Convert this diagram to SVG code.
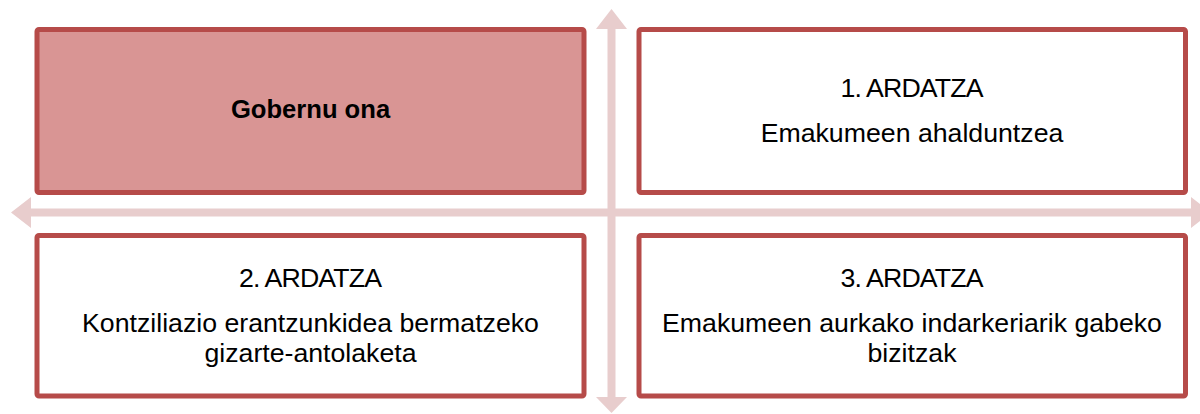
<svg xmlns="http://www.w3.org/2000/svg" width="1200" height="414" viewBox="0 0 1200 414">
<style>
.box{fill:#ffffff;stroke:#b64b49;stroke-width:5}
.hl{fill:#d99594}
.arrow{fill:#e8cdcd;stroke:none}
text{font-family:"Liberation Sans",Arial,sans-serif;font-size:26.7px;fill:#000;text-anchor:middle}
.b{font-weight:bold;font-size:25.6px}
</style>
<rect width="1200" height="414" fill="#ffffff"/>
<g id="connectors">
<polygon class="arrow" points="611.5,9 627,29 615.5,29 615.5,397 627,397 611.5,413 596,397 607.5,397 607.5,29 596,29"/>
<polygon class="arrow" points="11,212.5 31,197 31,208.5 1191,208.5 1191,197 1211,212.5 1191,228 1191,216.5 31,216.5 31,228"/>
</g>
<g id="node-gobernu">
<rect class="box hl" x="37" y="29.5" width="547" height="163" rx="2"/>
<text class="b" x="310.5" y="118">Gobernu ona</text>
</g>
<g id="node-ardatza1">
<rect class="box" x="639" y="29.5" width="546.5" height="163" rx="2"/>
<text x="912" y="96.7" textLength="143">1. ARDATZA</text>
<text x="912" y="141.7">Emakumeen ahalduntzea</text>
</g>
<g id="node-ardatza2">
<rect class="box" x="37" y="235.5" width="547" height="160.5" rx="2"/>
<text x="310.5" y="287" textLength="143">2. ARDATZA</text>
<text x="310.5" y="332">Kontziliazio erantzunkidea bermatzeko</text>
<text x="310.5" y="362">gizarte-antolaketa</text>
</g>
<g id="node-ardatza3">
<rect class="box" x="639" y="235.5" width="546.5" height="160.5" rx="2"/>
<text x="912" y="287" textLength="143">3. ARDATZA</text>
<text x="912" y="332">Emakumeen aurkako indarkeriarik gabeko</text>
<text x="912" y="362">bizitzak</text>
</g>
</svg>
---------------
▸ **Written exercise**:
Produce an exact copy of each line of data, skipping embedded images.

▸ **Task response**:
Convert this diagram to SVG code.
<svg xmlns="http://www.w3.org/2000/svg" width="1200" height="414" viewBox="0 0 1200 414">
<style>
.box{fill:#ffffff;stroke:#b64b49;stroke-width:5}
.hl{fill:#d99594}
.arrow{fill:#e8cdcd;stroke:none}
text{font-family:"Liberation Sans",Arial,sans-serif;font-size:26.7px;fill:#000;text-anchor:middle}
.b{font-weight:bold;font-size:25.6px}
</style>
<rect width="1200" height="414" fill="#ffffff"/>
<g id="connectors">
<polygon class="arrow" points="611.5,9 627,29 615.5,29 615.5,397 627,397 611.5,413 596,397 607.5,397 607.5,29 596,29"/>
<polygon class="arrow" points="11,212.5 31,197 31,208.5 1191,208.5 1191,197 1211,212.5 1191,228 1191,216.5 31,216.5 31,228"/>
</g>
<g id="node-gobernu">
<rect class="box hl" x="37" y="29.5" width="547" height="163" rx="2"/>
<text class="b" x="310.5" y="118">Gobernu ona</text>
</g>
<g id="node-ardatza1">
<rect class="box" x="639" y="29.5" width="546.5" height="163" rx="2"/>
<text x="912" y="96.7" textLength="143">1. ARDATZA</text>
<text x="912" y="141.7">Emakumeen ahalduntzea</text>
</g>
<g id="node-ardatza2">
<rect class="box" x="37" y="235.5" width="547" height="160.5" rx="2"/>
<text x="310.5" y="287" textLength="143">2. ARDATZA</text>
<text x="310.5" y="332">Kontziliazio erantzunkidea bermatzeko</text>
<text x="310.5" y="362">gizarte-antolaketa</text>
</g>
<g id="node-ardatza3">
<rect class="box" x="639" y="235.5" width="546.5" height="160.5" rx="2"/>
<text x="912" y="287" textLength="143">3. ARDATZA</text>
<text x="912" y="332">Emakumeen aurkako indarkeriarik gabeko</text>
<text x="912" y="362">bizitzak</text>
</g>
</svg>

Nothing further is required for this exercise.